A self-portrait of painter Sir Anthony van Dyck – kept in the UK after a fundraising appeal – will be joined by new work from Julian Opie as it returns to the National Portrait Gallery after a nationwide tour.
Opie, one of Britain’s foremost contemporary artists, will present new pieces of work alongside the self-portrait, which dates back to 1640.
Faime (2016), Lucia, back 3 (2017) and Beach Head, 6 (2017) will feature in the Julian Opie After Van Dyck display which comes three years after the self-portrait was saved from leaving the country by the major fundraising drive.
The work was in a private collection for almost 400 years before it was sold in 2014 – forcing the Government to issue a temporary export bar which allowed campaigners time to try to save it.

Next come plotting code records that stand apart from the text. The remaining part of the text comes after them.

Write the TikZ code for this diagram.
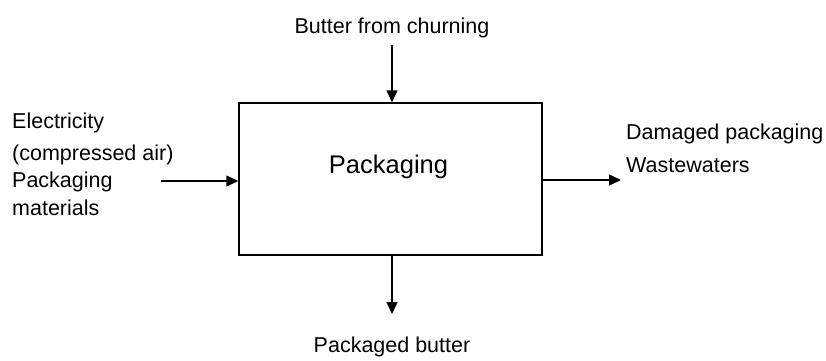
\documentclass[tikz,border=0pt]{standalone}
\usepackage{fontspec}
\setmainfont{Liberation Sans}
\usetikzlibrary{arrows.meta,positioning}

\begin{document}
\begin{tikzpicture}[x=1pt,y=-1pt]
	\tikzstyle{every node}=[inner sep=0pt,font=\fontsize{21.5}{26}\selectfont]
	\tikzstyle{flow}=[line width=1.5pt,-{Triangle[length=12pt,width=11pt]}]
	\tikzstyle{procbox}=[draw,line width=1.5pt,minimum width=303pt,minimum height=152pt]
	\tikzstyle{proclbl}=[anchor=base,font=\fontsize{25.5}{30}\selectfont]
	
	\useasboundingbox (0,0) rectangle (826,360);
	
	\node[procbox] (pack) at (390.5,179) {};
	\node[proclbl] (packlbl) at (388.5,173) {Packaging};
	
	% input from above
	\node[anchor=base] (butin) at (392,33) {Butter from churning};
	\coordinate (topstart) at (392,45);
	\draw[flow] (topstart) -- (pack.north -| topstart);
	
	% inputs from the left
	\node[anchor=base west] (elec) at (12,128) {Electricity};
	\node[anchor=base west] (air) at (12,160) {(compressed air)};
	\node[anchor=base west] (pmat) at (12,187) {Packaging};
	\node[anchor=base west] (mat) at (12,215) {materials};
	\coordinate (leftstart) at (161,181);
	\draw[flow] (leftstart) -- (pack.west |- leftstart);
	
	% outputs to the right
	\node[anchor=base west] (dmg) at (626,139) {Damaged packaging};
	\node[anchor=base west] (waste) at (626,172) {Wastewaters};
	\coordinate (rightend) at (621,180);
	\draw[flow] (pack.east |- rightend) -- (rightend);
	
	% output below
	\coordinate (botend) at (392,314);
	\node[anchor=base] (butout) at (392,352) {Packaged butter};
	\draw[flow] (pack.south -| botend) -- (botend);
	
\end{tikzpicture}
\end{document}
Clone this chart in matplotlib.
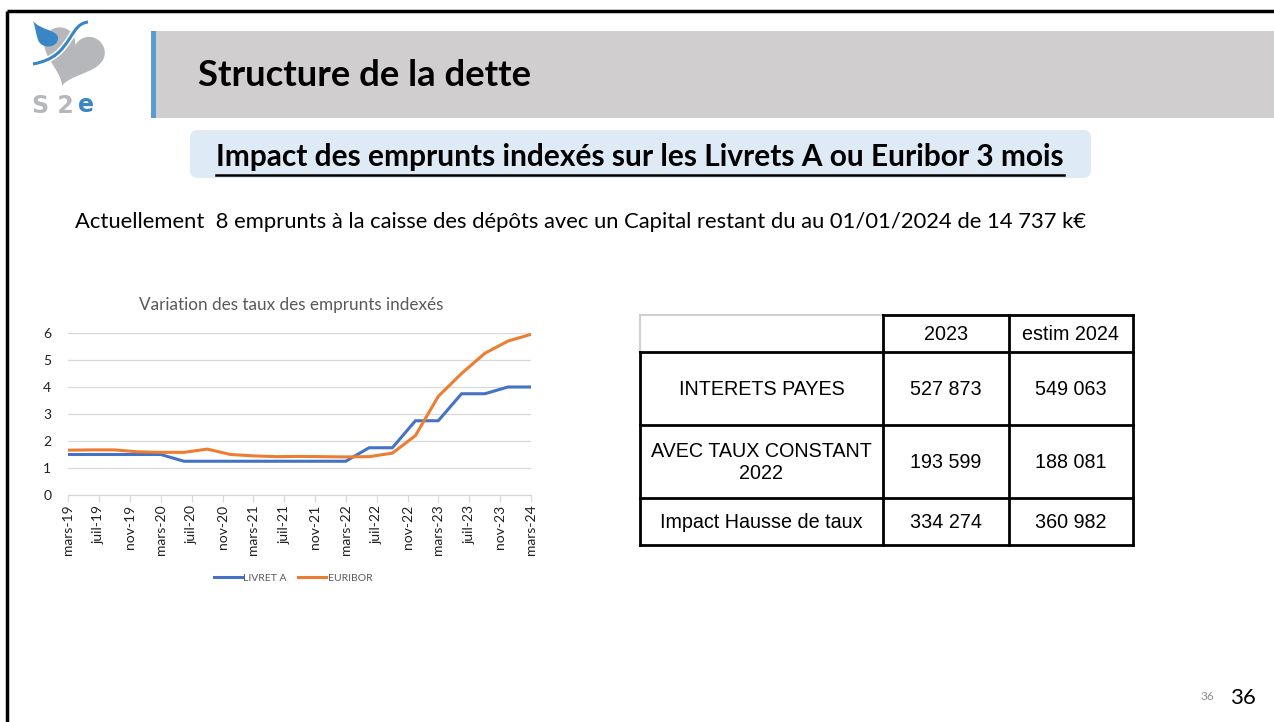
import numpy as np
import pandas as pd
import matplotlib
matplotlib.use("Agg")
import matplotlib.pyplot as plt
from matplotlib.patches import Rectangle, FancyBboxPatch, Polygon, PathPatch
from matplotlib.path import Path

# ---------------------------------------------
# Data

quarter_dates = pd.date_range("2019-03-01", "2024-03-01", freq="3MS")
livret_a = [1.5, 1.5, 1.5, 1.5, 1.5, 1.25, 1.25, 1.25, 1.25, 1.25, 1.25,
            1.25, 1.25, 1.75, 1.75, 2.75, 2.75, 3.75, 3.75, 4.0, 4.0]
euribor = [1.66, 1.67, 1.67, 1.6, 1.58, 1.58, 1.7, 1.5, 1.45, 1.42, 1.43,
           1.42, 1.41, 1.42, 1.55, 2.2, 3.65, 4.5, 5.25, 5.7, 5.95]
series_names = ["LIVRET A", "EURIBOR"]
tick_dates = pd.date_range("2019-03-01", "2024-03-01", freq="4MS")
fr_months = {1: "janv", 2: "févr", 3: "mars", 4: "avr", 5: "mai", 6: "juin",
             7: "juil", 8: "août", 9: "sept", 10: "oct", 11: "nov", 12: "déc"}

table_cols = ["", "2023", "estim 2024"]
table_rows = ["INTERETS PAYES", "AVEC TAUX CONSTANT\n2022", "Impact Hausse de taux"]
table_2023 = ["527 873", "193 599", "334 274"]
table_2024 = ["549 063", "188 081", "360 982"]

title = "Structure de la dette"
subtitle = "Impact des emprunts indexés sur les Livrets A ou Euribor 3 mois"
body = ("Actuellement  8 emprunts à la caisse des dépôts avec un Capital "
        "restant du au 01/01/2024 de 14 737 k€")
chart_title = "Variation des taux des emprunts indexés"

BLUE = "#4472C4"
ORANGE = "#ED7D31"
SLIDE_FONT = ["Lato", "DejaVu Sans"]
TABLE_FONT = ["Liberation Sans", "DejaVu Sans"]
TABLE_SIZE = 14.2

W, H = 1274, 722
fig = plt.figure(figsize=(W / 100, H / 100), dpi=100)
fig.patch.set_facecolor("white")

# overlay in pixel coordinates for the slide decoration and the table
ov = fig.add_axes([0, 0, 1, 1])
ov.set_xlim(0, W)
ov.set_ylim(H, 0)
ov.axis("off")

# slide frame
ov.plot([7, 7], [11, H], color="black", lw=2.5, solid_capstyle="butt")
ov.plot([7, W], [11, 11], color="black", lw=2.5, solid_capstyle="butt")

# title bar
ov.add_patch(Rectangle((152, 31), W - 152, 87, facecolor="#D0CECE", edgecolor="none"))
ov.add_patch(Rectangle((151, 31), 5, 87, facecolor="#5B9BD5", edgecolor="none"))
ov.text(198, 76, title, fontsize=26.3, fontweight="bold", family=SLIDE_FONT,
        va="center", ha="left", color="black")

# subtitle box, underlined text
ov.add_patch(FancyBboxPatch((190, 130), 901, 48, boxstyle="round,pad=0,rounding_size=8",
                            facecolor="#DEEAF6", edgecolor="none"))
st = ov.text(640, 157, subtitle, fontsize=21.5, fontweight="bold", family=SLIDE_FONT,
             va="center", ha="center", color="black")
fig.canvas.draw()
bb = st.get_window_extent().transformed(ov.transData.inverted())
ov.plot([min(bb.x0, bb.x1), max(bb.x0, bb.x1)], [175, 175], color="black", lw=1.8)

ov.text(75, 222, body, fontsize=15.8, family=SLIDE_FONT, va="center", ha="left",
        color="black")

# page numbers
ov.text(1207, 697, "36", fontsize=8.5, family=SLIDE_FONT, color="#8C8C8C",
        ha="center", va="center")
ov.text(1243, 698, "36", fontsize=16, family=SLIDE_FONT, color="black",
        ha="center", va="center")

# logo: grey heart, blue drop, blue wave, "S 2 e"
t = np.linspace(0, 2 * np.pi, 200)
hx = 16 * np.sin(t) ** 3
hy = 13 * np.cos(t) - 5 * np.cos(2 * t) - 2 * np.cos(3 * t) - np.cos(4 * t)
ang = np.deg2rad(-18)
rx = hx * np.cos(ang) - hy * np.sin(ang)
ry = hx * np.sin(ang) + hy * np.cos(ang)
ov.add_patch(Polygon(np.column_stack([72 + 1.95 * rx, 55 - 1.95 * ry]),
                     facecolor="#B6B7BA", edgecolor="none"))
drop = Path([(33, 21), (40, 30), (58, 30), (58, 38), (58, 48), (42, 50), (38, 40),
             (36, 34), (35, 26), (33, 21)],
            [Path.MOVETO, Path.CURVE4, Path.CURVE4, Path.CURVE4, Path.CURVE4,
             Path.CURVE4, Path.CURVE4, Path.CURVE4, Path.CURVE4, Path.CURVE4])
ov.add_patch(PathPatch(drop, facecolor="#3A85C6", edgecolor="none"))
wave = Path([(33, 64), (55, 60), (62, 50), (70, 38), (76, 28), (80, 23), (88, 22)],
            [Path.MOVETO, Path.CURVE4, Path.CURVE4, Path.CURVE4, Path.CURVE4,
             Path.CURVE4, Path.CURVE4])
ov.add_patch(PathPatch(wave, facecolor="none", edgecolor="white", lw=4.5))
ov.add_patch(PathPatch(wave, facecolor="none", edgecolor="#3A85C6", lw=2.2))
ov.text(32, 106, "S 2", fontsize=17, fontweight="bold", family=["DejaVu Sans"],
        color="#B6B7BA", ha="left", va="center")
ov.text(86, 105, "e", fontsize=17, fontweight="bold", family=["DejaVu Sans"],
        color="#3A85C6", ha="center", va="center")

# ---------------------------------------------
# table
x_cols = [640, 883, 1009, 1133]
y_rows = [315, 352, 425, 498, 545]
tw = 2.0
ov.plot([x_cols[0], x_cols[1]], [y_rows[0], y_rows[0]], color="#D0D0D0", lw=1.5)
ov.plot([x_cols[0], x_cols[0]], [y_rows[0], y_rows[1]], color="#D0D0D0", lw=1.5)
ov.plot([x_cols[1], x_cols[3]], [y_rows[0], y_rows[0]], color="black", lw=tw)
for yy in y_rows[1:]:
    ov.plot([x_cols[0], x_cols[3]], [yy, yy], color="black", lw=tw)
ov.plot([x_cols[0], x_cols[0]], [y_rows[1], y_rows[-1]], color="black", lw=tw)
for xx in x_cols[1:]:
    ov.plot([xx, xx], [y_rows[0], y_rows[-1]], color="black", lw=tw)

for j, lab in enumerate(table_cols):
    ov.text((x_cols[j] + x_cols[j + 1]) / 2, (y_rows[0] + y_rows[1]) / 2 + 1, lab,
            fontsize=TABLE_SIZE, family=TABLE_FONT, ha="center", va="center")
for i, lab in enumerate(table_rows):
    yc = (y_rows[i + 1] + y_rows[i + 2]) / 2 + 1
    ov.text((x_cols[0] + x_cols[1]) / 2, yc, lab, fontsize=TABLE_SIZE, family=TABLE_FONT,
            ha="center", va="center", linespacing=1.15)
    ov.text((x_cols[1] + x_cols[2]) / 2, yc, table_2023[i], fontsize=TABLE_SIZE,
            family=TABLE_FONT, ha="center", va="center")
    ov.text((x_cols[2] + x_cols[3]) / 2, yc, table_2024[i], fontsize=TABLE_SIZE,
            family=TABLE_FONT, ha="center", va="center")

# ---------------------------------------------
# line chart
x0, x1, y0, y1 = 68, 531, 333, 495
ax = fig.add_axes([x0 / W, (H - y1) / H, (x1 - x0) / W, (y1 - y0) / H])
ax.set_facecolor("none")
ax.plot(quarter_dates, livret_a, color=BLUE, lw=2.2, label=series_names[0],
        solid_joinstyle="round")
ax.plot(quarter_dates, euribor, color=ORANGE, lw=2.2, label=series_names[1],
        solid_joinstyle="round")
ax.set_xlim(quarter_dates[0], quarter_dates[-1])
ax.set_ylim(0, 6)
ax.set_yticks(range(0, 7))
ax.grid(axis="y", color="#D9D9D9", lw=0.9)
ax.set_axisbelow(True)
for s in ["top", "right", "left"]:
    ax.spines[s].set_visible(False)
ax.spines["bottom"].set_color("#D9D9D9")
ax.spines["bottom"].set_linewidth(0.9)
ax.set_xticks(tick_dates)
ax.set_xticklabels([f"{fr_months[d.month]}-{d.strftime('%y')}" for d in tick_dates],
                   rotation=90, fontsize=10, family=SLIDE_FONT, color="#202020")
ax.tick_params(axis="x", length=5, color="#D9D9D9", width=0.9, pad=2)
ax.tick_params(axis="y", length=0, labelsize=10, pad=12, labelcolor="#202020")
for lab in ax.get_yticklabels():
    lab.set_family(SLIDE_FONT)
ov.text(291, 305, chart_title, fontsize=12.3, family=SLIDE_FONT, color="#595959",
        ha="center", va="center")
ax.legend(loc="center", bbox_to_anchor=(293 / W, (H - 578) / H),
          bbox_transform=fig.transFigure, ncol=2, frameon=False,
          handlelength=2.7, handletextpad=0.15, columnspacing=1.1,
          prop={"family": SLIDE_FONT, "size": 7.5}, labelcolor="#595959")

fig.savefig("out.png", dpi=100)
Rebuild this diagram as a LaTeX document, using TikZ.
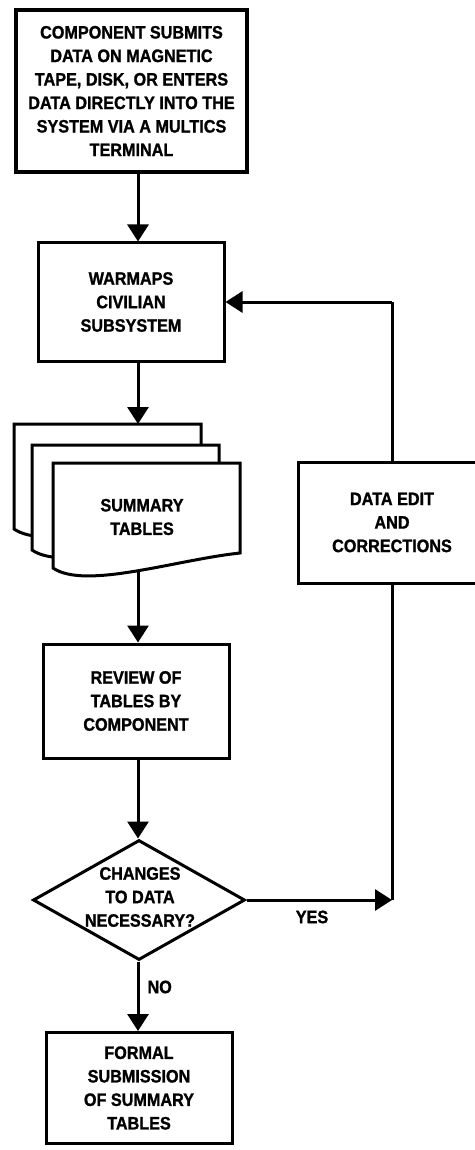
\documentclass[tikz,border=0pt]{standalone}
\usepackage{fontspec}
\setmainfont{Liberation Sans}[FakeStretch=0.9, BoldFeatures={FakeBold=1.2}]
\usetikzlibrary{arrows.meta,shapes.geometric}
\tikzset{
  txt/.style={font=\fontsize{18}{23.5}\selectfont\bfseries, align=center, text=black},
  box/.style={txt, draw, line width=3pt, inner sep=0pt},
  arr/.style={line width=3pt, -{Triangle[length=17pt,width=21pt]}},
  ln/.style={line width=3pt},
  docshape/.style={draw, fill=white, line width=3pt, line join=miter},
}
\newcommand\drawdoc[2]{%
  \draw[docshape, shift={(#1,#2)}] (0,0) -- (187,0) -- (187,90)
    .. controls (122,97) and (32,127) .. (0,105) -- cycle;}
\begin{document}
\begin{tikzpicture}[x=1pt,y=-1pt]
\useasboundingbox[fill=white] (0,0) rectangle (474,1150);

\coordinate (col) at (138,0);
\coordinate (fbx) at (392,0);

% boxes
\node[box, line width=3.6pt, minimum width=231pt, minimum height=162pt] (submit) at (131.5,91)
  {COMPONENT SUBMITS\\DATA ON MAGNETIC\\TAPE, DISK, OR ENTERS\\DATA DIRECTLY INTO THE\\SYSTEM VIA A MULTICS\\TERMINAL};
\node[box, minimum width=186pt, minimum height=118pt] (warmaps) at (131,302)
  {WARMAPS\\CIVILIAN\\SUBSYSTEM};

% document stack
\drawdoc{14}{424}
\drawdoc{32}{445}
\drawdoc{53}{463}
\coordinate (stacktop) at (138,424);
\coordinate (stackbot) at (138,571);
\node[txt] (summary) at (142,517) {SUMMARY\\TABLES};

\node[box, minimum width=186pt, minimum height=114pt] (review) at (136,701)
  {REVIEW OF\\TABLES BY\\COMPONENT};
\node[box, minimum width=188pt, minimum height=121pt] (dataedit) at (392,522.5)
  {DATA EDIT\\AND\\CORRECTIONS};

\node[diamond, draw, line width=3pt, minimum width=212pt, minimum height=120pt, inner sep=0pt] (dec) at (139,900) {};
\node[txt] (dectext) at (140,897) {CHANGES\\TO DATA\\NECESSARY?};

\node[box, minimum width=186pt, minimum height=111pt] (formal) at (139,1088)
  {FORMAL\\SUBMISSION\\OF SUMMARY\\TABLES};

% connectors
\coordinate (yescorner) at (392,900);
\coordinate (fbtop) at (392,302);
\draw[arr] (submit.south -| col) -- (warmaps.north -| col);
\draw[arr] (warmaps.south -| col) -- (stacktop);
\draw[arr] (stackbot) -- (review.north -| col);
\draw[arr] (review.south -| col) -- (dec.north -| col);
\draw[arr] (dec.east) -- (yescorner);
\draw[ln] (yescorner) -- (dataedit.south -| fbx);
\draw[ln] (dataedit.north -| fbx) -- (fbtop);
\draw[arr] (fbtop) -- (warmaps.east |- fbtop);
\draw[arr] (dec.south -| col) -- (formal.north -| col);

\node[txt] (yes) at (312,917) {YES};
\node[txt, anchor=west] (no) at (144,987) {NO};
\end{tikzpicture}
\end{document}
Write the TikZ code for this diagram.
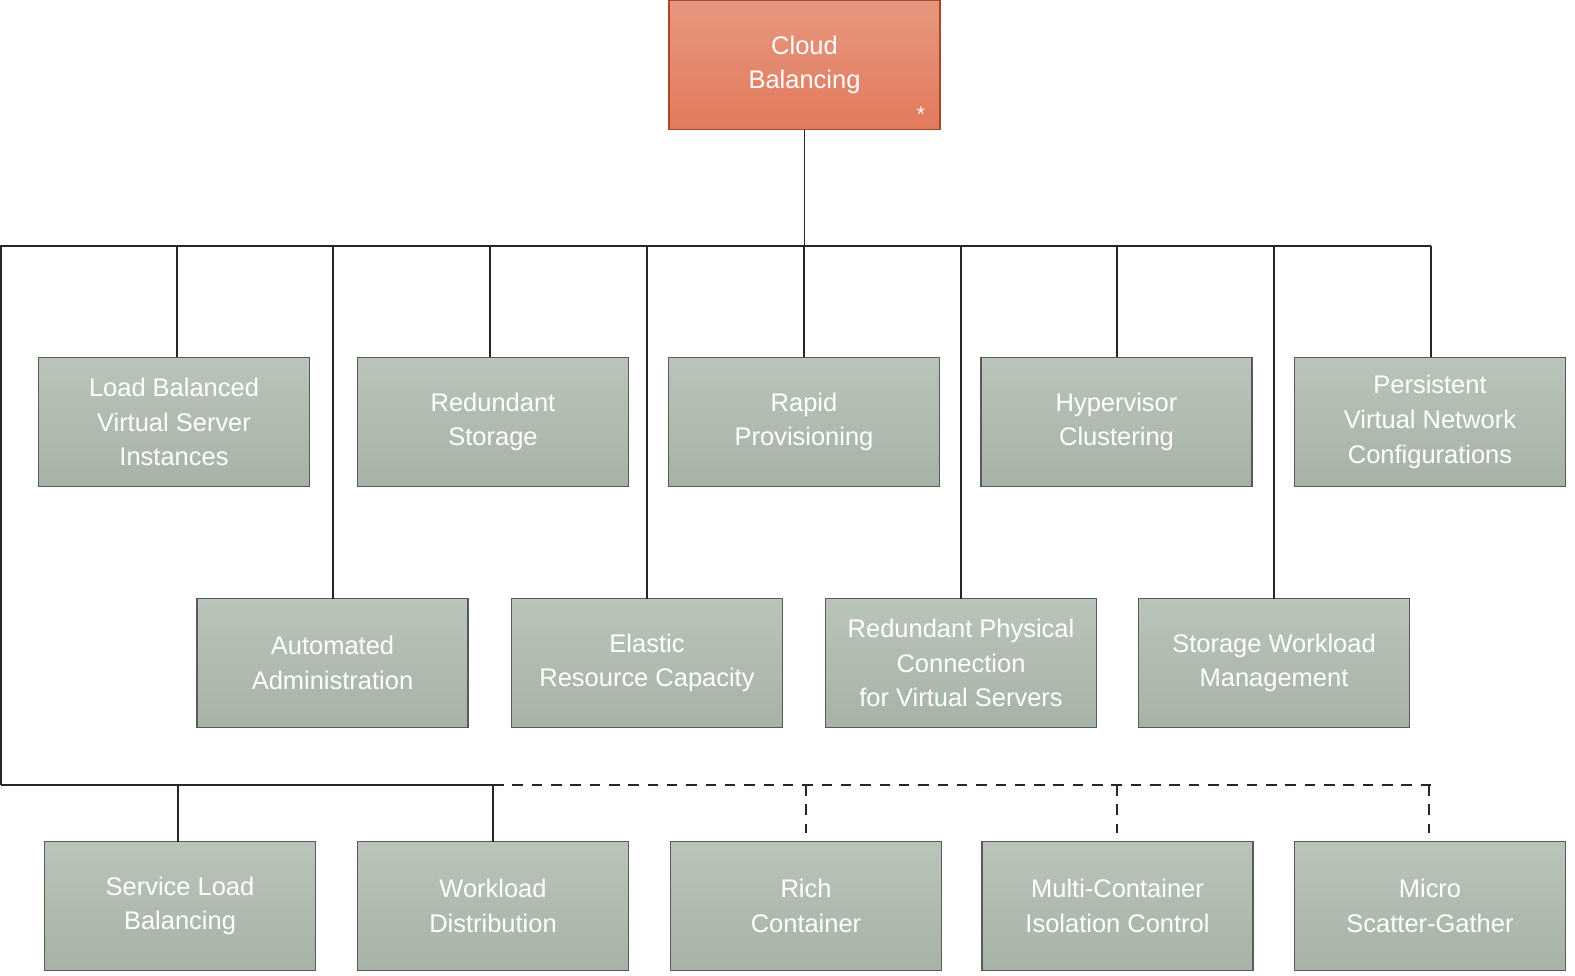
\documentclass[tikz,border=0pt]{standalone}
\usepackage{fontspec}
\setmainfont{Liberation Sans}
\begin{document}
\begin{tikzpicture}[x=0.02cm,y=-0.02cm,
  box/.style={draw=gray!70!black,line width=0.8pt,top color=green!8!gray!50,bottom color=green!8!gray!65,
    minimum width=271*0.02cm,minimum height=129*0.02cm,text=white,align=center,inner sep=0pt,
    font=\fontsize{14.5pt}{19.8pt}\selectfont},
  root/.style={box,top color=red!35!brown!60!white,bottom color=red!40!brown!75!white,draw=red!30!brown!80!black},
  ln/.style={draw=gray!30!black,line width=0.9pt},
  dl/.style={ln,dash pattern=on 6pt off 5pt}]
\useasboundingbox (0,0) rectangle (1575,976);
\node[root] (cb) at (804.5,65) {Cloud\\Balancing};
\node[text=white,font=\large] at (921,114) {*};
\node[box] (a1) at (174,422) {Load Balanced\\Virtual Server\\Instances};
\node[box] (a2) at (493,422) {Redundant\\Storage};
\node[box] (a3) at (804,422) {Rapid\\Provisioning};
\node[box] (a4) at (1116.5,422) {Hypervisor\\Clustering};
\node[box] (a5) at (1430,422) {Persistent\\Virtual Network\\Configurations};
\node[box] (b1) at (332.5,663) {Automated\\Administration};
\node[box] (b2) at (647,663) {Elastic\\Resource Capacity};
\node[box] (b3) at (961,663) {Redundant Physical\\Connection\\for Virtual Servers};
\node[box] (b4) at (1274,663) {Storage Workload\\Management};
\node[box] (c1) at (180,906) {Service Load\\Balancing};
\node[box] (c2) at (493,906) {Workload\\Distribution};
\node[box] (c3) at (806,906) {Rich\\Container};
\node[box] (c4) at (1117.5,906) {Multi-Container\\Isolation Control};
\node[box] (c5) at (1430,906) {Micro\\Scatter-Gather};
\coordinate (bl) at (1,246); \coordinate (br) at (1431,246);
\coordinate (ll) at (1,785); \coordinate (lm) at (493,785); \coordinate (lr) at (1431,785);
\draw[ln] (cb.south) -- (804.5,246);
\draw[ln] (ll) -- (bl) -- (br);
\draw[ln] (177,246) -- (177,357);
\draw[ln] (490,246) -- (490,357);
\draw[ln] (804,246) -- (804,357);
\draw[ln] (1117,246) -- (1117,357);
\draw[ln] (1431,246) -- (1431,357);
\draw[ln] (333,246) -- (333,599);
\draw[ln] (647,246) -- (647,599);
\draw[ln] (961,246) -- (961,599);
\draw[ln] (1274,246) -- (1274,599);
\draw[ln] (ll) -- (lm);
\draw[ln] (178,785) -- (178,842);
\draw[ln] (493,785) -- (493,842);
\draw[dl] (lm) -- (lr);
\draw[dl] (806,785) -- (806,833);
\draw[dl] (1117,785) -- (1117,833);
\draw[dl] (1429,785) -- (1429,833);
\end{tikzpicture}
\end{document}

A grant of £6.3 million from the Heritage Lottery Fund combined with donations from the public, two private trusts, the Art Fund and the gallery saved the work for the nation.
It has since enjoyed a nationwide tour including visits to the Turner Contemporary in Margate, Manchester Art Gallery and the Scottish National Portrait Gallery in Edinburgh.
Dr Nicholas Cullinan, director of the National Portrait Gallery, said: “Following its hugely successful nationwide tour this is a wonderful opportunity for our visitors to see Van Dyck’s Self-portrait back in the 17th-century galleries of the National Portrait Gallery but also alongside striking works by Julian Opie.”
Catharine MacLeod, curator of the display, said: “Julian Opie’s work references historical portraiture, and has often used compositional devices employed by 17th-century artists. The portraits in this display are a testament to Van Dyck’s lasting legacy in Britain.”
Julian Opie After Van Dyck runs at the National Portrait Gallery from October 6 to January 7 2018.